Much of what she’s covered have been the increasingly well-known problems in Title IX requirements imposed on schools under a 2011 directive issued by the Office of Civil Rights in Obama’s Department of Education, currently frozen while the new administration works on a replacement. But far less known is the subject discussed in an article Ms. Yoffe published last September 8: how federal enforcers and activists have tried to impose as orthodoxy a view on neurological and psychological responses to sexual assault that has virtually no scientific support.

Promoted in some federally-developed materials and embedded in Title IX training materials used on many campuses, this theory in essence claims the trauma of unwanted sexual conduct nearly always renders a victim “frozen,” powerless to resist, or even accurately remember what happened.

So, if there’s no sign of struggle, or reports are incoherent or inconsistent, far from giving rise to doubts about the claim, this view takes those flaws as confirmation, at least for campus officials making often-unskilled investigations. As a female Harvard Law professor observes, the theory is “100% aimed to convince” investigators to “believe complainants, precisely when they seem unreliable and incoherent.”
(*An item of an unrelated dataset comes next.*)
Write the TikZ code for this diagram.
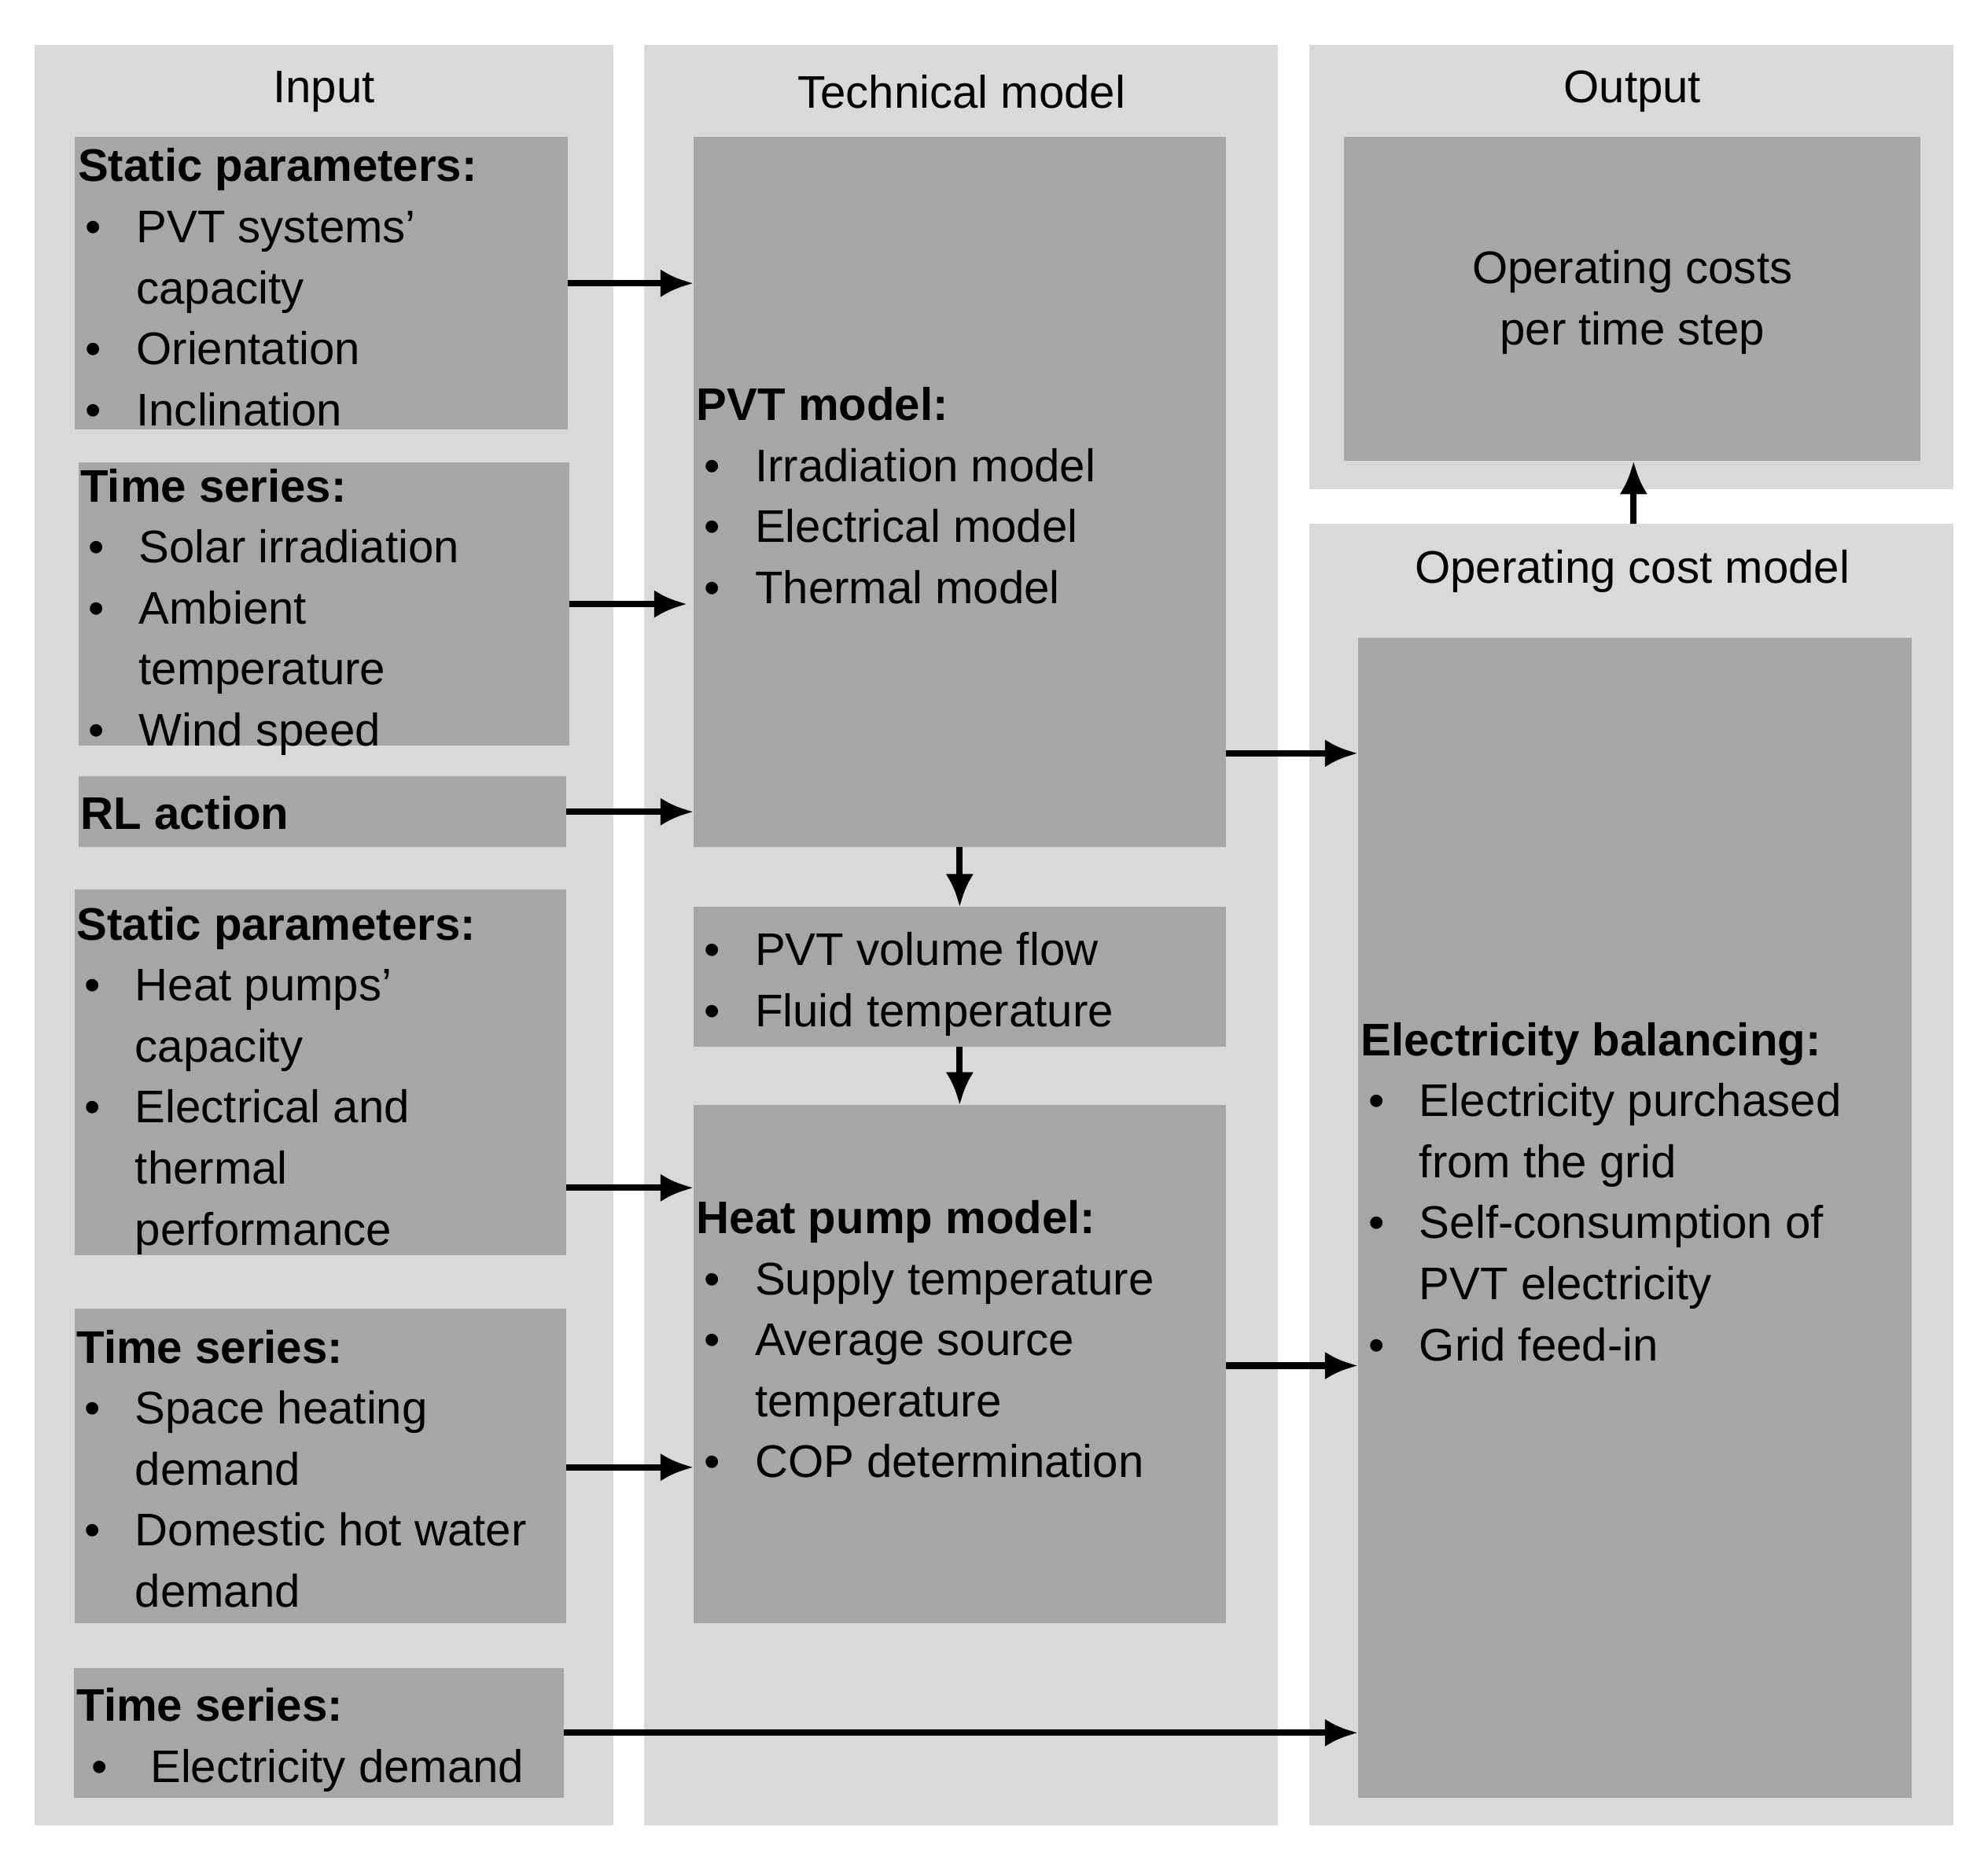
\documentclass[tikz,border=0pt]{standalone}
\usepackage{fontspec}
\setmainfont{Liberation Sans}
\usetikzlibrary{arrows.meta}
\definecolor{lightp}{HTML}{D9D9D9}
\definecolor{darkb}{HTML}{A6A6A6}
\newcommand{\bx}[6]{\node[#6,minimum width={(#4-#2)*0.5pt},minimum height={(#5-#3)*0.5pt}] (#1) at ({(#2+#4)/2},{(#3+#5)/2}) {};}
\newcommand{\bl}{\hspace{3pt}\makebox[20pt][l]{\textbullet}}
\newcommand{\cn}{\hspace{23pt}}
\begin{document}
\begin{tikzpicture}[x=0.5pt,y=-0.5pt,
  panel/.style={fill=lightp,draw=none,inner sep=0,outer sep=0},
  box/.style={fill=darkb,draw=none,inner sep=0,outer sep=0},
  txt/.style={anchor=north west,inner sep=0,align=left,font=\fontsize{18}{24}\selectfont},
  ttl/.style={inner sep=0,font=\fontsize{18}{24}\selectfont},
  arr/.style={line width=2.5pt,-{Latex[length=13pt,width=11pt]}}]
\useasboundingbox (0,0) rectangle (1565,1461);
\bx{pin}{27}{35}{483}{1437}{panel}
\bx{ptech}{507}{35}{1006}{1437}{panel}
\bx{pout}{1031}{35}{1538}{385}{panel}
\bx{pcost}{1031}{412}{1538}{1437}{panel}
\node[ttl] (tin) at (255,72) {Input};
\node[ttl] (ttech) at (757,72) {Technical model};
\node[ttl] (tout) at (1285,72) {Output};
\node[ttl] (tcost) at (1285,450) {Operating cost model};
\bx{s1}{59}{108}{447}{338}{box}
\bx{t1}{62}{364}{448}{587}{box}
\bx{rl}{62}{611}{446}{667}{box}
\bx{s2}{59}{700}{446}{988}{box}
\bx{t2}{59}{1030}{446}{1278}{box}
\bx{t3}{58}{1313}{444}{1415}{box}
\bx{pvt}{546}{108}{965}{667}{box}
\bx{flow}{546}{714}{965}{824}{box}
\bx{hp}{546}{870}{965}{1278}{box}
\bx{oc}{1058}{108}{1512}{363}{box}
\bx{el}{1069}{502}{1505}{1415}{box}
\node[txt] (xs1) at (61,109) {\strut\textbf{Static parameters:}\\\strut\bl PVT systems’\\\strut\cn capacity\\\strut\bl Orientation\\\strut\bl Inclination};
\node[txt] (xt1) at (63,361) {\strut\textbf{Time series:}\\\strut\bl Solar irradiation\\\strut\bl Ambient\\\strut\cn temperature\\\strut\bl Wind speed};
\node[txt] (xrl) at (63,619) {\strut\textbf{RL action}};
\node[txt] (xs2) at (60,706) {\strut\textbf{Static parameters:}\\\strut\bl Heat pumps’\\\strut\cn capacity\\\strut\bl Electrical and\\\strut\cn thermal\\\strut\cn performance};
\node[txt] (xt2) at (60,1039) {\strut\textbf{Time series:}\\\strut\bl Space heating\\\strut\cn demand\\\strut\bl Domestic hot water\\\strut\cn demand};
\node[txt] (xt3) at (60,1321) {\strut\textbf{Time series:}\\\strut\hspace{6pt}\makebox[23pt][l]{\textbullet}Electricity demand};
\node[txt] (xpvt) at (548,297) {\strut\textbf{PVT model:}\\\strut\bl Irradiation model\\\strut\bl Electrical model\\\strut\bl Thermal model};
\node[txt] (xflow) at (548,726) {\strut\bl PVT volume flow\\\strut\bl Fluid temperature};
\node[txt] (xhp) at (548,937) {\strut\textbf{Heat pump model:}\\\strut\bl Supply temperature\\\strut\bl Average source\\\strut\cn temperature\\\strut\bl COP determination};
\node[ttl,align=center] (xoc) at (1285,238) {Operating costs\\per time step};
\node[txt] (xel) at (1071,797) {\strut\textbf{Electricity balancing:}\\\strut\bl Electricity purchased\\\strut\cn from the grid\\\strut\bl Self-consumption of\\\strut\cn PVT electricity\\\strut\bl Grid feed-in};
\draw[arr] (s1.east) -- (pvt.west |- s1.east);
\draw[arr] (t1.east) -- ([xshift=-2.5pt]pvt.west |- t1.east);
\draw[arr] (rl.east) -- (pvt.west |- rl.east);
\draw[arr] (pvt.east |- 0,593) -- (el.west |- 0,593);
\draw[arr] (pvt.south) -- (flow.north);
\draw[arr] (flow.south) -- (hp.north);
\draw[arr] (s2.east |- 0,935) -- (hp.west |- 0,935);
\draw[arr] (t2.east |- 0,1155) -- (hp.west |- 0,1155);
\draw[arr] (hp.east |- 0,1075) -- (el.west |- 0,1075);
\draw[arr] (t3.east |- 0,1364) -- (el.west |- 0,1364);
\draw[arr] (pcost.north -| 1286,0) -- (oc.south -| 1286,0);
\end{tikzpicture}
\end{document}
Yet the reflexively pro-accuser expectation that victims will be virtually catatonic has serious problems. There’s little solid evidence for it; what mind and memory researchers have learned from studying other high-stress traumatic events – such as terror attacks – is at odds with those claims. Few of the survivors of the Parkland, Florida mass shooting, for example, appear as clueless as the “frozen” theory would have us believe.

Ms. Yoffe also questions not just the accuracy, but also the wisdom, of promoting to young people the message that biological programming renders them helpless if confronted with unwanted sexual conduct, which will also certainly impair their mental abilities thereafter.

There’s another danger in schools automatically crediting whatever they hear in accusations, or deciding not to worry if accounts seem implausible. It’s important to deter and punish unwelcome sexual conduct, but if the only way to do that is to pre-judge every report without requiring some level of provable truth, such intrinsic unfairness may eventually cause fair-minded persons to withdraw from that effort.